This first really wet week of year’s early rainy season reminded me of the very real possibility that one of our cars or guests cars would sink into the part of our field we use to park cars that can’t be parked in our driveway.

I’d thought about using a rototiller to work Portland cement into the soil and compact that but It became clear that if I was ever to have to remove it for any reason it would likely be similar to removing concrete and I think I’ve done enough of that for this lifetime. There’s a place selling crushed concrete 5 minutes from our house and the neighbor has a 2 ton flatbed truck he said I could use so I called a couple friends, bought some beer and waited for a sunny day (which also turned out to be really HOT and volunteers didn’t want to get out of bed in time to finish work before the sun was really shining down on the area we were paving).

We ended up bringing in 10 tons of crushed concrete on a flatbed truck, shoveling it off, spreading it out with hand tools and compacting it with the truck and a heavy car from 2 different directions. The finished size is about 5m x 10m x 8-10cm thick. Started about 9 am and finished about 2:00. Not much of a break for me as I was driving truck and backhoe and unloading but it sounds like everybody else was getting 10 minute breaks in the shade when I went for another load (5total).

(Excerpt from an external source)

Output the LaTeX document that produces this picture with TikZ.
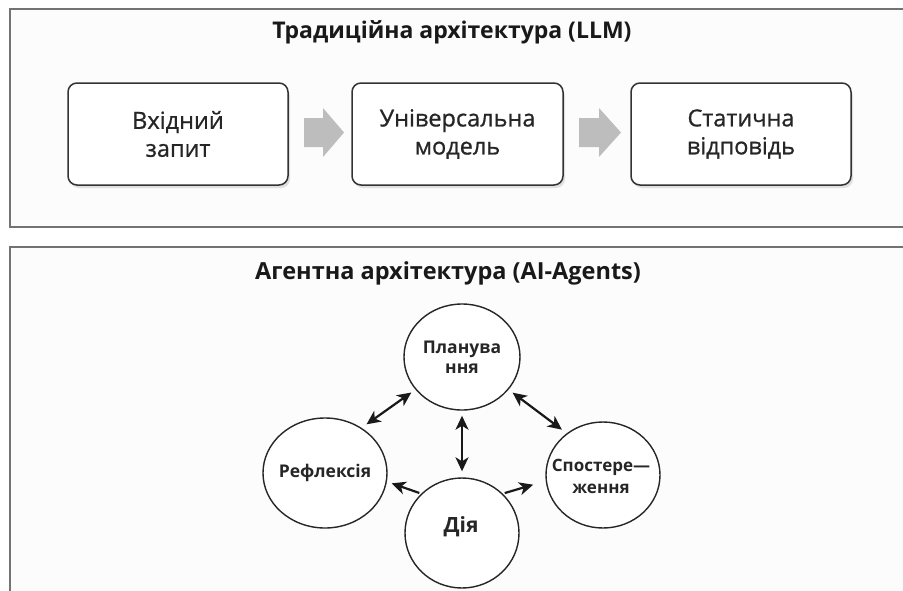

The crushed concrete is in a vacant lot with a backhoe. Self service/“Mujin” style at ¥400/ton. You load it and transport. This is low quality “saiseki” crushed concrete with some tile, brick, glass and a lot of wire mixed in for good measure(?). We could’ve gotten better quality but it’s a longer drive and the place is not open on Sunday when my friend has time for a workout and a beer. You can get it delivered too but delivery costs can be relatively expensive compared to the cost of doing it yourself.

I’d never driven a backhoe but a YouTube vid to figure out what you can do and where the main controls were gave me a good start. Since the work was done on private property without other people working, the need for a license was in the light gray area. I didn’t see any signs say it was necessary and I was mainly mainly worried about damaging the borrowed truck and I thing I was successful on that one. It was slow and shaky at first but I kind of had the backhoe figured out by the 6th ton. It would’ve been nice to have a backhoe to spread the gravel out after unloading it, too.

A laser level would make leveling a lot easier but I think we did a good job just eyeballing it. You can get a better sense if you squat down and look across the surface and remove move the high spots and fill the low spots.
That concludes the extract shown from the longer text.